Private Markets are the new Securities Fraud

Reported by Matt Levine

(Summary version featured below. To read full report, go to: https://www.bloomberg.com/opinion/newsletters/2025-11-17/private-markets-are-the-new-securities-fraud?embedded-checkout=true)

Matt Levine argues that two long-running realities of U.S. finance are colliding: “everything is securities fraud” and “private markets are the new public markets.” Public companies face near-automatic lawsuits whenever bad news emerges, while private companies historically avoid that exposure by dealing only with sophisticated investors in discrete fundraising rounds. This litigation risk has been one quiet reason companies prefer to stay private, even as regulators look for ways to make public markets more attractive again.

The distinction, Levine explains, rests on who invests and how. Public markets involve retail investors who rely heavily on disclosures and can plausibly claim deception after the fact. Private markets, by contrast, involve large institutional investors expected to conduct deep due diligence and negotiate contracts that define their remedies. Because private shares don’t trade continuously, companies are less exposed to claims based on stray statements, interviews, or optimistic narratives.

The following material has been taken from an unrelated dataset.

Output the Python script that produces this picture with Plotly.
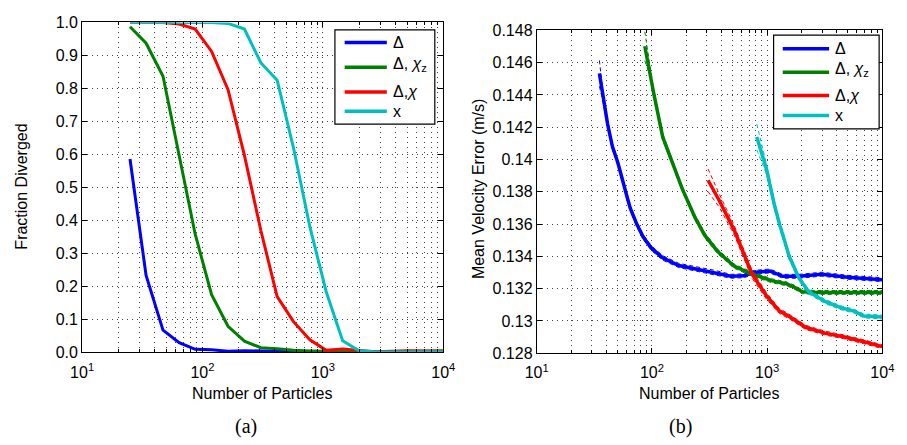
import plotly.graph_objects as go

# ---------------- data: (a) fraction diverged ----------------
n_a = [25, 34, 47, 64, 87, 119, 163, 223, 305, 417, 570, 780, 1067, 1460, 1997, 2730, 3735, 5100, 7000, 10000]
a_delta = [0.586, 0.233, 0.067, 0.029, 0.009, 0.008, 0.003, 0.005, 0.004, 0.003, 0.002, 0.001, 0.001, 0.0, 0.0, 0.0, 0.001, 0.0, 0.0, 0.0]
a_delta_chiz = [0.987, 0.937, 0.837, 0.600, 0.358, 0.175, 0.079, 0.034, 0.014, 0.011, 0.006, 0.004, 0.003, 0.001, 0.001, 0.002, 0.003, 0.003, 0.004, 0.004]
a_delta_chi = [1.0, 1.0, 1.0, 0.995, 0.98, 0.912, 0.796, 0.597, 0.37, 0.169, 0.093, 0.038, 0.006, 0.01, 0.006, 0.002, 0.003, 0.005, 0.004, 0.004]
a_x = [1.0, 1.0, 1.0, 1.0, 1.0, 1.0, 0.997, 0.98, 0.878, 0.825, 0.62, 0.38, 0.183, 0.035, 0.005, 0.001, 0.001, 0.001, 0.002, 0.002]

# ---------------- data: (b) mean velocity error ----------------
n_b_delta = [35, 37.3, 41.2, 45.4, 50.6, 59.8, 64.7, 73.8, 84, 99, 124, 171, 253, 350, 484, 628, 763, 1054, 1368, 1892, 2980, 5000, 10000]
b_delta = [0.14534, 0.14400, 0.14220, 0.14080, 0.13980, 0.13788, 0.13700, 0.13600, 0.13520, 0.13451, 0.13391, 0.13344,
           0.13320, 0.13301, 0.13277, 0.13280, 0.13301, 0.13310, 0.13277, 0.13277, 0.13290, 0.13271, 0.13256]
b_delta_ci = [0.0008, 0.0003, 0.0002, 0.00018, 0.00016, 0.00015, 0.00015, 0.00015, 0.00015, 0.00014, 0.00014, 0.00013,
              0.00013, 0.00013, 0.00012, 0.00012, 0.00012, 0.00012, 0.00012, 0.00012, 0.00012, 0.00012, 0.00012]

n_b_delta_chiz = [86.7, 95.7, 103, 124, 149.5, 183, 237, 288, 373, 516, 738, 1089, 1458, 1700, 2018, 2618, 5000, 10000]
b_delta_chiz = [0.14702, 0.14555, 0.14420, 0.14140, 0.13990, 0.13820, 0.13640, 0.13530, 0.13430, 0.13340, 0.13291,
                0.13250, 0.13231, 0.13212, 0.13181, 0.13177, 0.13177, 0.13177]
b_delta_chiz_ci = [0.0009, 0.0003, 0.00022, 0.0002, 0.00018, 0.00016, 0.00015, 0.00015, 0.00014, 0.00013, 0.00013,
                   0.00012, 0.00012, 0.00012, 0.00012, 0.00012, 0.00012, 0.00012]

n_b_delta_chi = [307, 388, 520, 631, 738, 988, 1273, 1607, 2153, 3177, 4690, 6920, 10000]
b_delta_chi = [0.13872, 0.13740, 0.13560, 0.13410, 0.13291, 0.13155, 0.13063, 0.13021, 0.12961, 0.12925, 0.12901, 0.12871, 0.12841]
b_delta_chi_ci = [0.0007, 0.0004, 0.0003, 0.0003, 0.00025, 0.0002, 0.00016, 0.00014, 0.00013, 0.00012, 0.00012, 0.00012, 0.00012]

n_b_x = [813, 988, 1155, 1281, 1556, 1890, 2296, 3178, 4399, 5698, 6923, 10000]
b_x = [0.14140, 0.13940, 0.13720, 0.13600, 0.13400, 0.13265, 0.13181, 0.13121, 0.13081, 0.13061, 0.13031, 0.13025]
b_x_ci = [0.0008, 0.0003, 0.00025, 0.00022, 0.0002, 0.00016, 0.00014, 0.00013, 0.00012, 0.00012, 0.00012, 0.00012]

# ---------------- labels / ticks ----------------
legend_labels = ["Δ", "Δ, <i>χ</i><sub>z</sub>", "Δ,<i>χ</i>", "x"]
x_tickvals = [10, 100, 1000, 10000]
x_ticktext = ["10<sup>1</sup>", "10<sup>2</sup>", "10<sup>3</sup>", "10<sup>4</sup>"]
x_minor = [m * d for d in (10, 100, 1000) for m in range(2, 10)]
ya_tickvals = [0.0, 0.1, 0.2, 0.3, 0.4, 0.5, 0.6, 0.7, 0.8, 0.9, 1.0]
ya_ticktext = ["0.0", "0.1", "0.2", "0.3", "0.4", "0.5", "0.6", "0.7", "0.8", "0.9", "1.0"]
yb_tickvals = [0.128, 0.130, 0.132, 0.134, 0.136, 0.138, 0.140, 0.142, 0.144, 0.146, 0.148]
yb_ticktext = ["0.128", "0.13", "0.132", "0.134", "0.136", "0.138", "0.14", "0.142", "0.144", "0.146", "0.148"]

colors = ["#0000FF", "#008000", "#FF0000", "#00BFBF"]

W, H = 907, 445
def fx(px):
    return px / W
def fy(py):
    return 1 - py / H

FONT = "Liberation Sans, Arial, sans-serif"

fig = go.Figure()

# (a)
for yv, c in zip([a_delta, a_delta_chiz, a_delta_chi, a_x], colors):
    fig.add_trace(go.Scatter(x=n_a, y=yv, mode="lines", line=dict(color=c, width=3),
                             xaxis="x", yaxis="y", showlegend=False, hoverinfo="skip"))

# (b)
series_b = [(n_b_delta, b_delta, b_delta_ci), (n_b_delta_chiz, b_delta_chiz, b_delta_chiz_ci),
            (n_b_delta_chi, b_delta_chi, b_delta_chi_ci), (n_b_x, b_x, b_x_ci)]
for (nx, yv, ci), c in zip(series_b, colors):
    up = [v + e for v, e in zip(yv, ci)]
    lo = [v - e for v, e in zip(yv, ci)]
    for bound in (up, lo):
        fig.add_trace(go.Scatter(x=nx, y=bound, mode="lines", line=dict(color=c, width=1, dash="4px,3px"),
                                 xaxis="x2", yaxis="y2", showlegend=False, hoverinfo="skip"))
    fig.add_trace(go.Scatter(x=nx, y=yv, mode="lines", line=dict(color=c, width=3.5),
                             xaxis="x2", yaxis="y2", showlegend=False, hoverinfo="skip"))

grid_kw = dict(showgrid=True, gridcolor="#444444", gridwidth=1, griddash="1px,4px")
xcommon = dict(type="log", range=[1, 4], tickmode="array", tickvals=x_tickvals, ticktext=x_ticktext,
               ticks="inside", ticklen=5, tickcolor="black", showline=True, linecolor="black", linewidth=1,
               mirror="ticks", zeroline=False, ticklabelstandoff=5,
               tickfont=dict(family=FONT, size=16, color="black"),
               minor=dict(tickmode="array", tickvals=x_minor, ticks="inside", ticklen=3, tickcolor="black",
                          showgrid=True, gridcolor="#444444", gridwidth=1, griddash="1px,4px"),
               **grid_kw)
ycommon = dict(tickmode="array", ticks="inside", ticklen=5, tickcolor="black", showline=True,
               linecolor="black", linewidth=1, mirror="ticks", zeroline=False,
               tickfont=dict(family=FONT, size=16, color="black"), **grid_kw)

fig.update_layout(
    width=W, height=H, autosize=False,
    margin=dict(l=0, r=0, t=0, b=0),
    paper_bgcolor="white", plot_bgcolor="white",
    xaxis=dict(domain=[fx(72), fx(443)], anchor="y", **xcommon),
    yaxis=dict(domain=[fy(358), fy(15)], anchor="x", range=[0, 1],
               tickvals=ya_tickvals, ticktext=ya_ticktext, **ycommon),
    xaxis2=dict(domain=[fx(539), fx(894)], anchor="y2", **xcommon),
    yaxis2=dict(domain=[fy(359), fy(23.3)], anchor="x2", range=[0.128, 0.148],
                tickvals=yb_tickvals, ticktext=yb_ticktext, **ycommon),
    showlegend=False,
)

ann = []
def text(px, py, s, size=16, family=FONT, angle=0, xanchor="center", yanchor="middle"):
    ann.append(dict(x=fx(px), y=fy(py), xref="paper", yref="paper", text=s, showarrow=False,
                    textangle=angle, xanchor=xanchor, yanchor=yanchor,
                    font=dict(family=family, size=size, color="black")))

text(257, 401, "Number of Particles")
text(716, 401, "Number of Particles")
text(10, 186, "Fraction Diverged", angle=-90)
text(480, 188, "Mean Velocity Error (m/s)", angle=-90)
text(240, 435, "(a)", size=20, family="Liberation Serif, Times New Roman, serif")
text(687, 435, "(b)", size=20, family="Liberation Serif, Times New Roman, serif")

shapes = []
def legend_box(x0, y0, x1, y1, lx0, lx1, tx, rows):
    shapes.append(dict(type="rect", xref="paper", yref="paper", x0=fx(x0), x1=fx(x1), y0=fy(y1), y1=fy(y0),
                       line=dict(color="black", width=1.2), fillcolor="white", layer="above"))
    for (ry, lab, c) in rows:
        shapes.append(dict(type="line", xref="paper", yref="paper", x0=fx(lx0), x1=fx(lx1), y0=fy(ry), y1=fy(ry),
                           line=dict(color=c, width=3.5), layer="above"))
        text(tx, ry - (3 if "sub" in lab else 0), lab, xanchor="left")

legend_box(331.7, 22.7, 434.3, 120.7, 341.7, 385, 389,
           list(zip([36, 61.7, 87.3, 107.3], legend_labels, colors)))
legend_box(782.3, 28.3, 890.7, 125.7, 791.7, 839.3, 843,
           list(zip([42.3, 66.7, 91, 111.7], legend_labels, colors)))

fig.update_layout(annotations=ann, shapes=shapes)
fig.write_html("out.html")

That separation is now breaking down. Policymakers and asset managers are pushing private assets into retirement accounts and retail-friendly vehicles, meaning ordinary investors are increasingly exposed to private equity, private credit, and other alternatives. These investments arrive not in occasional negotiated deals, but through steady, automated contributions that resemble public-market participation. As a result, private markets are beginning to look—and legally feel—much more public.

Levine highlights academic work arguing that this “retailization” of private equity creates a major regulatory gap. Practices tolerated in institutional settings—rosy performance metrics, opaque fees, flexible valuations, limited liquidity, and waived fiduciary duties—become serious legal risks when marketed to everyday investors. Even without traditional public-company disclosure rules, private equity firms may face lawsuits under fraud, contract, consumer protection, fiduciary duty, and even classic securities-fraud doctrines like Rule 10b-5.

The punchline is that private markets may not escape the logic of “everything is securities fraud” after all. As private funds court retail capital, they invite the same litigation culture that defines public markets. The price of access to everyday investors may not be stricter disclosure alone, but a wave of lawsuits challenging whether private-market storytelling crossed the line into deception.